Peut-être pas toujours. Extérieurement, il peut sembler qu'une action est une forme d'auto-protection, mais intérieurement cela peut être très différent. Ce que disent ou pensent les autres à ce niveau n'a pas grande importance, mais il est important de ne pas se mentir à soi-même. Et l'auto-illusion est chose facile en matière psychologique.
— Il me semble que si je m'intéresse vraiment à l'abnégation de soi, je devrais me retirer dans un monastère ou bien vivre en ermite.
Est-il nécessaire de mener une vie d'ermite pour faire abnégation du moi ? C'est ce concept que nous avons de la vie altruiste qui nous empêche de comprendre ce qu'est la vie où le moi n'est pas. Le concept est encore une forme du moi. Sans fuir dans les monastères, n'est-il pas possible d'être passivement attentif aux activités du moi ? C'est cette attention qui pourra donner lieu à une activité totalement différente qui n'engendre ni douleur ni souffrance.
— Certains métiers se pratiquent, à mon sens, au détriment d'une vie sensée et le métier d'acteur est du nombre. Je suis encore très jeune. Je peux quitter la scène, et après avoir parlé de tout cela, je suis déjà sûr de le faire. Mais alors, que vais-je faire ? J'ai certains talents qui peuvent mûrir et être d'utilité.

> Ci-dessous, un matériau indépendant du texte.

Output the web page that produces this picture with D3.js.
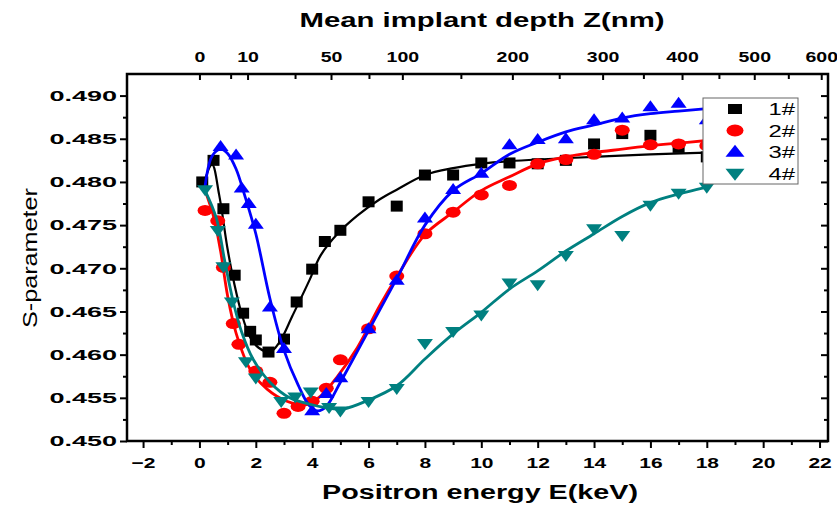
<!DOCTYPE html>
<html>
<head>
<meta charset="utf-8">
<script src="https://cdn.jsdelivr.net/npm/d3@7"></script>
<style>
  body { margin: 0; background: #fff; }
  svg { display: block; font-family: "Liberation Sans", Arial, sans-serif; }
</style>
</head>
<body>
<svg id="chart" width="837" height="505"></svg>
<script>
// tick values
const energyTicks = [-2, 0, 2, 4, 6, 8, 10, 12, 14, 16, 18, 20, 22];
const energyMinor = [-1, 1, 3, 5, 7, 9, 11, 13, 15, 17, 19, 21];
const sTicks = [0.450, 0.455, 0.460, 0.465, 0.470, 0.475, 0.480, 0.485, 0.490];
const sMinor = [0.4525, 0.4575, 0.4625, 0.4675, 0.4725, 0.4775, 0.4825, 0.4875];
const depthTicks = [0, 10, 50, 100, 200, 300, 400, 500, 600];
const depthMinor = [5, 30, 75, 150, 250, 350, 450, 550];

// measured points [E keV, S]
const pts1 = [[0.1,0.4800],[0.5,0.4825],[0.85,0.4769],[1.25,0.4692],[1.55,0.4648],[1.8,0.4627],
  [2.0,0.4617],[2.45,0.4603],[3.0,0.4618],[3.45,0.4661],[4.0,0.4699],[4.45,0.4731],[5.0,0.4744],
  [6,0.4777],[7,0.4772],[8,0.4808],[9,0.4808],[10,0.4822],[11,0.4822],[12,0.4821],[13,0.4825],
  [14,0.4844],[15,0.4856],[16,0.4854],[17,0.4840],[18,0.4829]];
const pts2 = [[0.2,0.4767],[0.65,0.4755],[0.85,0.4701],[1.2,0.4636],[1.4,0.4612],[2.0,0.4581],
  [2.5,0.4568],[3.0,0.4532],[3.5,0.4540],[4.0,0.4546],[4.5,0.4561],[5.0,0.4594],[6,0.4630],
  [7,0.4691],[8,0.4740],[9,0.4765],[10,0.4785],[11,0.4796],[12,0.4821],[13,0.4826],[14,0.4832],
  [15,0.4860],[16,0.4843],[17,0.4844],[18,0.4842]];
const pts3 = [[0.75,0.4841],[1.3,0.4831],[1.5,0.4793],[1.75,0.4775],[2.0,0.4751],[2.5,0.4655],
  [3.0,0.4607],[4.0,0.4535],[4.5,0.4555],[5.0,0.4573],[6,0.4630],[7,0.4686],[8,0.4758],
  [9,0.4791],[10,0.4810],[11,0.4843],[12,0.4849],[13,0.4850],[14,0.4872],[15,0.4874],
  [16,0.4887],[17,0.4891],[18,0.4872]];
const pts4 = [[0.2,0.4791],[0.65,0.4744],[0.85,0.4702],[1.15,0.4661],[1.65,0.4592],[2.0,0.4573],
  [2.9,0.4546],[3.4,0.4551],[3.95,0.4557],[4.6,0.4539],[5.0,0.4535],[6,0.4546],[7,0.4561],
  [8,0.4613],[9,0.4627],[10,0.4646],[11,0.4683],[12,0.4681],[13,0.4715],[14,0.4746],
  [15,0.4738],[16,0.4773],[17,0.4787],[18,0.4794]];

// fitted curves
const fit1 = [[0.15,0.4798],[0.45,0.4820],[0.7,0.4785],[1.0,0.4722],[1.25,0.4680],[1.5,0.4647],
  [1.8,0.4620],[2.1,0.4608],[2.5,0.4603],[2.85,0.4615],[3.3,0.4645],[3.9,0.4686],[4.3,0.4715],
  [4.9,0.4740],[5.6,0.4761],[6.4,0.4780],[7,0.4791],[8,0.4808],[9,0.4816],[10,0.4821],
  [11,0.4824],[12,0.4826],[14,0.4829],[16,0.4832],[18,0.4834]];
const fit2 = [[0.2,0.4790],[0.5,0.4760],[0.75,0.4720],[1.0,0.4668],[1.3,0.4625],[1.8,0.4583],
  [2.4,0.4560],[3.1,0.4546],[3.8,0.4542],[4.3,0.4552],[4.9,0.4575],[5.6,0.4608],[6.4,0.4657],
  [7,0.4690],[8,0.4739],[9,0.4765],[10,0.4790],[11,0.4806],[12,0.4821],[13,0.4829],[14,0.4834],
  [15,0.4838],[16,0.4842],[17,0.4845],[18,0.4848]];
const fit3 = [[0.2,0.4795],[0.45,0.4830],[0.75,0.4838],[1.0,0.4833],[1.3,0.4815],[1.6,0.4785],
  [2.0,0.4740],[2.5,0.4665],[3.0,0.4605],[3.5,0.4565],[3.9,0.4541],[4.2,0.4535],[4.5,0.4540],
  [5,0.4568],[6,0.4628],[7,0.4688],[8,0.4750],[9,0.4790],[10,0.4810],[11,0.4832],[12,0.4846],
  [13,0.4858],[14,0.4866],[15,0.4874],[16,0.4879],[17,0.4882],[18,0.4885]];
const fit4 = [[0.2,0.4790],[0.6,0.4758],[0.9,0.4708],[1.2,0.4661],[1.5,0.4626],[1.9,0.4595],
  [2.5,0.4568],[3.2,0.4550],[4.0,0.4542],[4.6,0.4538],[5.1,0.4537],[5.9,0.4546],[7,0.4564],
  [8,0.4595],[9,0.4624],[10,0.4649],[11,0.4676],[12,0.4697],[13,0.4720],[14,0.4740],
  [15,0.4760],[16,0.4776],[17,0.4786],[18,0.4794]];

const names = ["1#", "2#", "3#", "4#"];
const colors = ["#000000", "#ff0000", "#0000ff", "#008080"];
const shapes = ["square", "circle", "up", "down"];

const svg = d3.select("#chart");
const L = 127, R = 828, T = 74, B = 441;

var x = d3.scaleLinear().domain([-2.57, 22.3]).range([L, R]);
var y = d3.scaleLinear().domain([0.450, 0.4925]).range([B, T]);
// depth Z = 4.25 * E^1.6  ->  E proportional to Z^0.625
var z = d3.scalePow().exponent(0.625).domain([0, 4.25 * Math.pow(22.3, 1.6)]).range([x(0), R]);

function stretch(sel, k) {
  sel.each(function() {
    const w = this.getComputedTextLength();
    this.setAttribute("textLength", w * k);
    this.setAttribute("lengthAdjust", "spacingAndGlyphs");
  });
}

function styleAxis(g) {
  g.select(".domain").remove();
  g.selectAll("line").attr("stroke", "#000").attr("stroke-width", 2);
  g.selectAll("text").attr("fill", "#000").attr("font-weight", "bold").attr("font-size", 15)
    .attr("font-family", null);
}

// bottom
svg.append("g").attr("transform", `translate(0,${B})`)
  .call(d3.axisBottom(x).tickValues(energyTicks).tickSize(7).tickPadding(9).tickFormat(d3.format("d")))
  .call(styleAxis).call(g => stretch(g.selectAll("text"), 1.4));
svg.append("g").attr("transform", `translate(0,${B})`)
  .call(d3.axisBottom(x).tickValues(energyMinor).tickSize(4).tickFormat(""))
  .call(styleAxis);

// left
svg.append("g").attr("transform", `translate(${L},0)`)
  .call(d3.axisLeft(y).tickValues(sTicks).tickSize(7).tickPadding(3).tickFormat(d3.format(".3f")))
  .call(styleAxis).call(g => stretch(g.selectAll("text"), 1.8));
svg.append("g").attr("transform", `translate(${L},0)`)
  .call(d3.axisLeft(y).tickValues(sMinor).tickSize(4).tickFormat(""))
  .call(styleAxis);

// right (inward)
svg.append("g").attr("transform", `translate(${R},0)`)
  .call(d3.axisRight(y).tickValues(sTicks).tickSize(-7).tickFormat(""))
  .call(styleAxis);
svg.append("g").attr("transform", `translate(${R},0)`)
  .call(d3.axisRight(y).tickValues(sMinor).tickSize(-4).tickFormat(""))
  .call(styleAxis);

// top depth axis (inward ticks)
svg.append("g").attr("transform", `translate(0,${T})`)
  .call(d3.axisTop(z).tickValues(depthTicks).tickSize(-6).tickPadding(12).tickFormat(d3.format("d")))
  .call(styleAxis).call(g => stretch(g.selectAll("text"), 1.3));
svg.append("g").attr("transform", `translate(0,${T})`)
  .call(d3.axisTop(z).tickValues(depthMinor).tickSize(-5).tickFormat(""))
  .call(styleAxis);

// curves and symbols
const line = d3.line().x(d => x(d[0])).y(d => y(d[1])).curve(d3.curveCatmullRom.alpha(0.5));
const fits = [fit1, fit2, fit3, fit4];
const pts = [pts1, pts2, pts3, pts4];

function symbolPath(shape, w, h) {
  if (shape === "up") return `M0,${-h * 0.6}L${w / 2},${h * 0.4}L${-w / 2},${h * 0.4}Z`;
  if (shape === "down") return `M0,${h * 0.6}L${w / 2},${-h * 0.4}L${-w / 2},${-h * 0.4}Z`;
  return `M${-w / 2},${-h / 2}h${w}v${h}h${-w}Z`;
}

function drawSymbols(g, data, i, big) {
  const shape = shapes[i];
  if (shape === "circle") {
    g.selectAll("ellipse").data(data).join("ellipse")
      .attr("cx", d => d[0]).attr("cy", d => d[1])
      .attr("rx", big ? 8.5 : 7.5).attr("ry", big ? 6 : 5.5)
      .attr("fill", colors[i]);
  } else {
    const w = shape === "square" ? (big ? 14 : 12) : (big ? 19 : 16);
    const h = shape === "square" ? (big ? 10 : 11) : (big ? 12 : 11);
    g.selectAll("path").data(data).join("path")
      .attr("transform", d => `translate(${d[0]},${d[1]})`)
      .attr("d", symbolPath(shape, w, h))
      .attr("fill", colors[i]);
  }
}

fits.forEach((f, i) => {
  svg.append("path").datum(f)
    .attr("d", line)
    .attr("fill", "none")
    .attr("stroke", colors[i])
    .attr("stroke-width", i === 0 ? 2.2 : 2.8);
  const g = svg.append("g");
  drawSymbols(g, pts[i].map(d => [x(d[0]), y(d[1])]), i, false);
});

// frame
svg.append("rect").attr("x", L).attr("y", T).attr("width", R - L).attr("height", B - T)
  .attr("fill", "none").attr("stroke", "#000").attr("stroke-width", 2.5);

// legend
const leg = svg.append("g");
leg.append("rect").attr("x", 703).attr("y", 98).attr("width", 95).attr("height", 86)
  .attr("fill", "#fff").attr("stroke", "#666").attr("stroke-width", 1);
names.forEach((n, i) => {
  const cy = 109 + i * 21.5;
  const g = leg.append("g");
  drawSymbols(g, [[735, cy]], i, true);
  leg.append("text").attr("x", 795).attr("y", cy + 6).attr("text-anchor", "end")
    .attr("font-size", 17).attr("fill", "#000").text(n)
    .call(s => stretch(s, 1.4));
});

// titles
svg.append("text").attr("x", 482).attr("y", 27).attr("text-anchor", "middle")
  .attr("font-size", 20).attr("font-weight", "bold").text("Mean implant depth Z(nm)")
  .attr("textLength", 365).attr("lengthAdjust", "spacingAndGlyphs");
svg.append("text").attr("x", 480).attr("y", 499).attr("text-anchor", "middle")
  .attr("font-size", 20).attr("font-weight", "bold").text("Positron energy E(keV)")
  .attr("textLength", 316).attr("lengthAdjust", "spacingAndGlyphs");
svg.append("text").attr("transform", "translate(37,258) rotate(-90)").attr("text-anchor", "middle")
  .attr("font-size", 20).text("S-parameter")
  .attr("textLength", 140).attr("lengthAdjust", "spacingAndGlyphs");
</script>
</body>
</html>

Le talent peut devenir une malédiction. Le moi peut se servir de lui-même et s'investir de certaines capacités, et le talent devient alors le moyen de glorification du moi. L'homme doué peut offrir ses talents à Dieu, ayant pris conscience de leur danger. Mais il est conscient de ses dons, car sinon il ne pourrait les offrir, et c'est cette conscience d'être ou d'avoir quelque chose qu'il nous faut comprendre. L'offrande de ce qu'on est ou de ce qu'on a, dans le but de trouver l'humilité, est en fait l'expression de la vanité.
Je commence à percevoir quelque chose, mais c'est extrêmement compliqué. - J.K.